Situated on the right bank of the Aude, the City, a medieval village that is still inhabited, has 52 towers and two concentric walls totalling 3km in length. Open at night as well as during the day via the Porte Narbonnaise and the Porte d’Aude, a large part of the Medieval City can be seen on unguided tours by visitors.
Within the Medieval City is the majestic Castle of the Counts. This last line of defence was built in the 12th century by the Trencavel family, Viscounts of Carcassonne. A century thereafter, an enclosure was erected in order to fortify the castle. This surrounding area consists of a curtain wall, round towers, the fortified gatehouse and the moat.
On the eastern side of the City, facing out towards the city of Narbonne, is the Porte Narbonnaise. Built in 1280 during the reign of Philippe III, the Porte consists of two enormous projecting towers. Viollet-le-Duc rebuilt the battlements and the slate roof in the 13th century, as well as erecting a false drawbridge on the site.
To the west and close to the Castle is the Porte d’Aude, which overlooks the river.

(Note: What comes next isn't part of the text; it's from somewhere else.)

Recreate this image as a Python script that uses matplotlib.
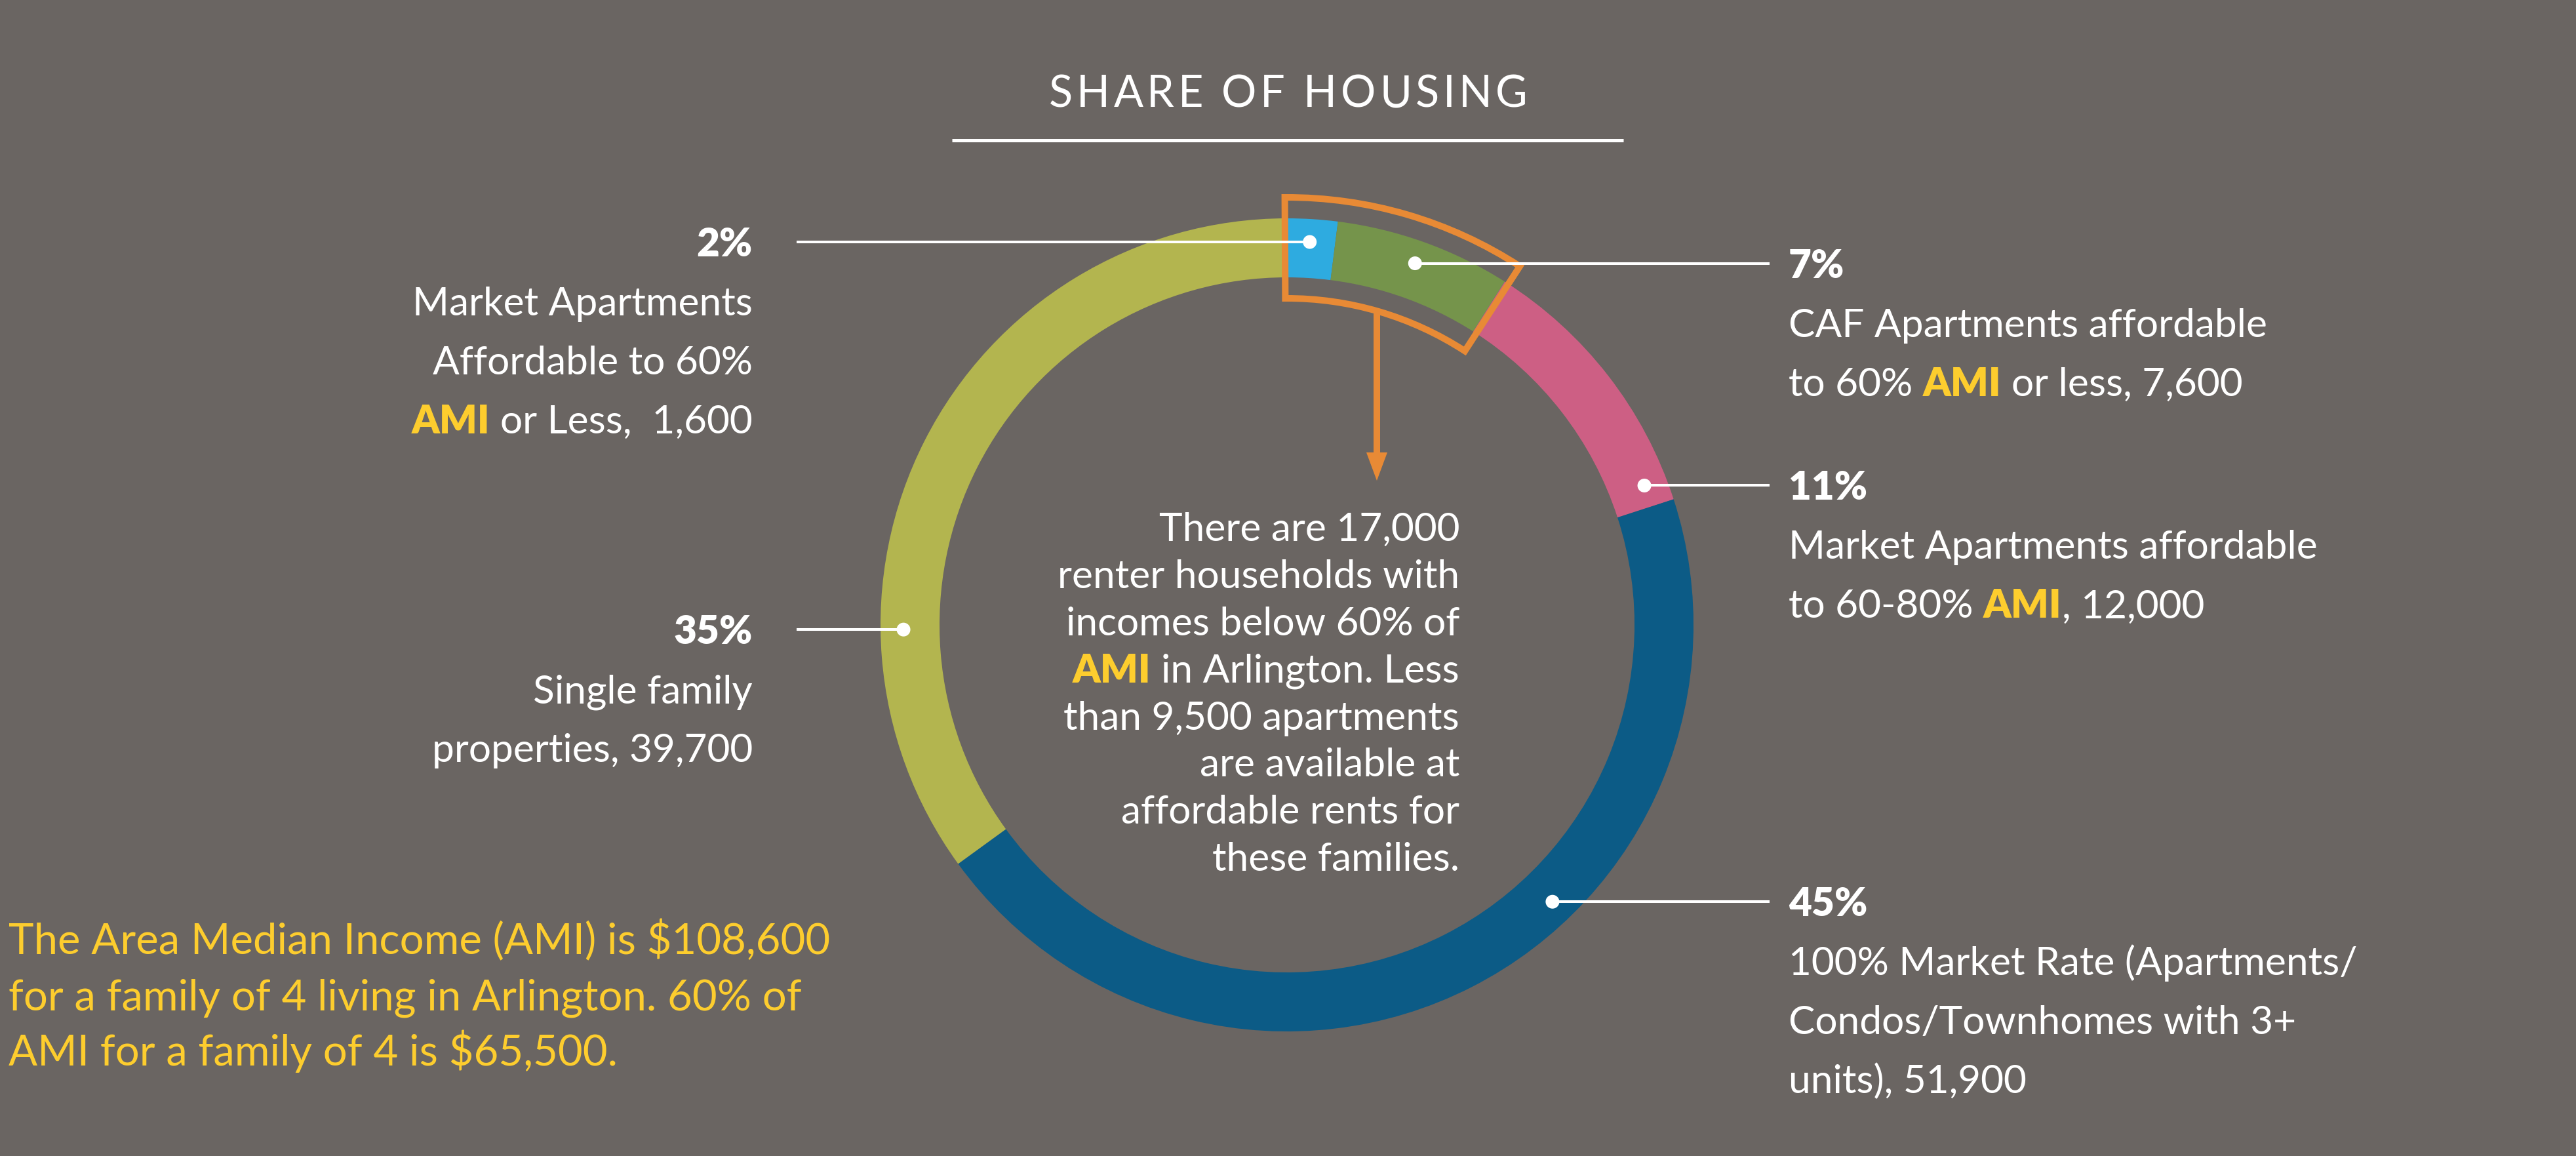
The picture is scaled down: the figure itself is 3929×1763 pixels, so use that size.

Built during the reign of Saint Louis in 1260 on the left bank of the Aude, the Bastide stands on a rectangular plan laid out around the central square, now the Place Carnot. Nowadays the Bastide is delimited by the boulevards laid out in the 18th and 19th centuries on the site of the old moats, has retained its arrangement of streets and boasts a remarkable architectural heritage, both in its former private mansions and its religious edifices.